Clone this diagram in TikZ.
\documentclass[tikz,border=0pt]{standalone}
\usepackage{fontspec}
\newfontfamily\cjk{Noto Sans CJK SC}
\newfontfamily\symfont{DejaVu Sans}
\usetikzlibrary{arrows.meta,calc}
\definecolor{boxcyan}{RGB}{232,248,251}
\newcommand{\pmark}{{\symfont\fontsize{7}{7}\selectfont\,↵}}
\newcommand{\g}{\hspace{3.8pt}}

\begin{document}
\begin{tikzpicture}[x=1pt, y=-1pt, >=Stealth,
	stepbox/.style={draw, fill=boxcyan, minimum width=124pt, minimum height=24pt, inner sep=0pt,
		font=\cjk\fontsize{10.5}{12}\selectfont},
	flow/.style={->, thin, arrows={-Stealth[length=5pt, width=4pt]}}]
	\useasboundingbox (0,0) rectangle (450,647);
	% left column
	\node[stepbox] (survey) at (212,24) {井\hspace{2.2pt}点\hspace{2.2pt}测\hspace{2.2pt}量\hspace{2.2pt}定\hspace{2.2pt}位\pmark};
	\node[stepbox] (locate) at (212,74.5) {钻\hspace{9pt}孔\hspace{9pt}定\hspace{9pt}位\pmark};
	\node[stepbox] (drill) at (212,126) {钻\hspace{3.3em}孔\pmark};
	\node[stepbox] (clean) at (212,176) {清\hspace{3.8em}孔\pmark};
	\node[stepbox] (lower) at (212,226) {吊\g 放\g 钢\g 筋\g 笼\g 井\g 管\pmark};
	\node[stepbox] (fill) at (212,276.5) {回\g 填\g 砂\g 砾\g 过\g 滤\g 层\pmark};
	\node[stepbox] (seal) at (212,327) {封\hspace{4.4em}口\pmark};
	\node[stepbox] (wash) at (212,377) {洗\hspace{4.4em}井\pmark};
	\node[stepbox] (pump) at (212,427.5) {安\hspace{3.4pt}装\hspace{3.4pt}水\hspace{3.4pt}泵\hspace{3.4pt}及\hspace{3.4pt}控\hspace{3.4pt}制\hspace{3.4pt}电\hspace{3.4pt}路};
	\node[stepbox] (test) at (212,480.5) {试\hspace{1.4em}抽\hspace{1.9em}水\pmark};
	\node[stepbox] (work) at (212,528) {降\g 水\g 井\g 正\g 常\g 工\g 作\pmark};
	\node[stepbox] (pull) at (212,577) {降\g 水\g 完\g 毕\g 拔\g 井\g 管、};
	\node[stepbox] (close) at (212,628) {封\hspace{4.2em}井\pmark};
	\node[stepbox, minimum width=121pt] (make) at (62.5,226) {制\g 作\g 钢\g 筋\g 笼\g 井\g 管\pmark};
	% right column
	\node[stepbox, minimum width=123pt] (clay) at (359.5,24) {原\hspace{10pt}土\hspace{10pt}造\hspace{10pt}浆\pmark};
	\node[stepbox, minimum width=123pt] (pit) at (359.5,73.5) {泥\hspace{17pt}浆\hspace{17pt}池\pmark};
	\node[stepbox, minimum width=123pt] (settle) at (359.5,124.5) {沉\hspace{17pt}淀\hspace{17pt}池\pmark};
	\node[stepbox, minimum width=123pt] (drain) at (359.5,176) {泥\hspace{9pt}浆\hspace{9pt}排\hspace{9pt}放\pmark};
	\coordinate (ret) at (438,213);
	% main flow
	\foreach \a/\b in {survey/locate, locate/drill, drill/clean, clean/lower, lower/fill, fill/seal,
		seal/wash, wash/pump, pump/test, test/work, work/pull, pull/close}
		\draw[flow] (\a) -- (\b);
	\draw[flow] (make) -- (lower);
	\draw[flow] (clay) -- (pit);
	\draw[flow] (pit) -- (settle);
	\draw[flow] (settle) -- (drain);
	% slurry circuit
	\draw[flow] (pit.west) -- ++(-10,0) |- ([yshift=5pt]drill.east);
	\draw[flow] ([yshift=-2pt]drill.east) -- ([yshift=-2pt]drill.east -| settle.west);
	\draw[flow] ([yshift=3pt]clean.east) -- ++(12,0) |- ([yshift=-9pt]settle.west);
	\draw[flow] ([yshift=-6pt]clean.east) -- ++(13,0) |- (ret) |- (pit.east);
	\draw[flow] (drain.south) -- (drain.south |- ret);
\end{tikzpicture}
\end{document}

==

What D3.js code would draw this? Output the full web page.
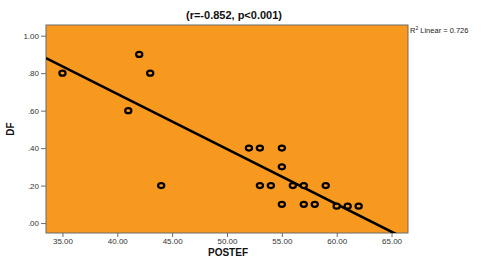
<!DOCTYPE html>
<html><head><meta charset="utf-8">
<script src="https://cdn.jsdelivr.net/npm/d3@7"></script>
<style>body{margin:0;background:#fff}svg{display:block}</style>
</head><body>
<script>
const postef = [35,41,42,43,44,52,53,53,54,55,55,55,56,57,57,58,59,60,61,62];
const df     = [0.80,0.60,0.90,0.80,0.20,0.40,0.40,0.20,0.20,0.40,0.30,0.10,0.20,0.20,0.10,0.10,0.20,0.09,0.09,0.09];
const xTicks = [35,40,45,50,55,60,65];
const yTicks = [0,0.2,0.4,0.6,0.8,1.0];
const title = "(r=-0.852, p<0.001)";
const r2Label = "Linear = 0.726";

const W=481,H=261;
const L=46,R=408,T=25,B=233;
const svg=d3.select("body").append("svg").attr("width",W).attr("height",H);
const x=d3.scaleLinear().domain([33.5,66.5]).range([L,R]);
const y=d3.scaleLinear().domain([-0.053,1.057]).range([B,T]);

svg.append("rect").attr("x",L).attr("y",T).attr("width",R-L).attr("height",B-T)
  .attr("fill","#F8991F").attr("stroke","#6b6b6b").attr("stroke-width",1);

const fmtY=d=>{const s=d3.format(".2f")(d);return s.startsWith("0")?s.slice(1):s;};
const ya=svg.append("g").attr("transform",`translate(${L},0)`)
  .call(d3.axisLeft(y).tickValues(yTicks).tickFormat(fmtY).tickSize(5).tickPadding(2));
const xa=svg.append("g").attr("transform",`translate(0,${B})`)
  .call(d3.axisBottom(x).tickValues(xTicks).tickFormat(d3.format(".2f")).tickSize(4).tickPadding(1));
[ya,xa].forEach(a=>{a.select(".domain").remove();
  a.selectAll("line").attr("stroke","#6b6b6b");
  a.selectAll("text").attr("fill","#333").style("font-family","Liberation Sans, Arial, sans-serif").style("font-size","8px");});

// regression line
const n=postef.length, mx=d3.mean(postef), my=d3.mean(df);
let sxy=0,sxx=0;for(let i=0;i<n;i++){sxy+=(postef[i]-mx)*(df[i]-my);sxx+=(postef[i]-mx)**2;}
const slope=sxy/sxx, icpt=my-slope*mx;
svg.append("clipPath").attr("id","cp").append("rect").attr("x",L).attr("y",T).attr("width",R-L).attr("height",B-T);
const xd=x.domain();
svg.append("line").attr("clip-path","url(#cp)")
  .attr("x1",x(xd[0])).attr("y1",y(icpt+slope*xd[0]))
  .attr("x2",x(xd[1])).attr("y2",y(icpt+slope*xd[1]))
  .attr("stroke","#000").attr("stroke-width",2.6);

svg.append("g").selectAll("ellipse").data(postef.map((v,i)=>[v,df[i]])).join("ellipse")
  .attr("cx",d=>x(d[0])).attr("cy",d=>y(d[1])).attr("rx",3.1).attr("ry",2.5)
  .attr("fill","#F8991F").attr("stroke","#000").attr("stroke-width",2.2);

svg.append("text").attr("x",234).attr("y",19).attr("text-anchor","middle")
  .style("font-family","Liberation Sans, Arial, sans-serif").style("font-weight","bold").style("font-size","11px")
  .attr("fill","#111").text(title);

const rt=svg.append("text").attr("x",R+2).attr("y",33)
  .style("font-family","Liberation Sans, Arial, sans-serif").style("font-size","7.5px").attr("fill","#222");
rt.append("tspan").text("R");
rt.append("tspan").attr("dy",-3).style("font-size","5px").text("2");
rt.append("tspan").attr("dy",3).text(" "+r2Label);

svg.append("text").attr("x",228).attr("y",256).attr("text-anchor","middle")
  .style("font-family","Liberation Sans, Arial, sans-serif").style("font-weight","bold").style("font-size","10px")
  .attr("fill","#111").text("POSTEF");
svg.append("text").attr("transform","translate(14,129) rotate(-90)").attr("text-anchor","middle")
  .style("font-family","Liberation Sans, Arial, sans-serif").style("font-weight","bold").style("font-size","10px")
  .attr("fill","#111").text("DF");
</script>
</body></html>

_Written instruction_: Your task is to gather every line with the word "this" and copy it.

_Full solution_:
Clone this diagram in TikZ.
What D3.js code would draw this? Output the full web page.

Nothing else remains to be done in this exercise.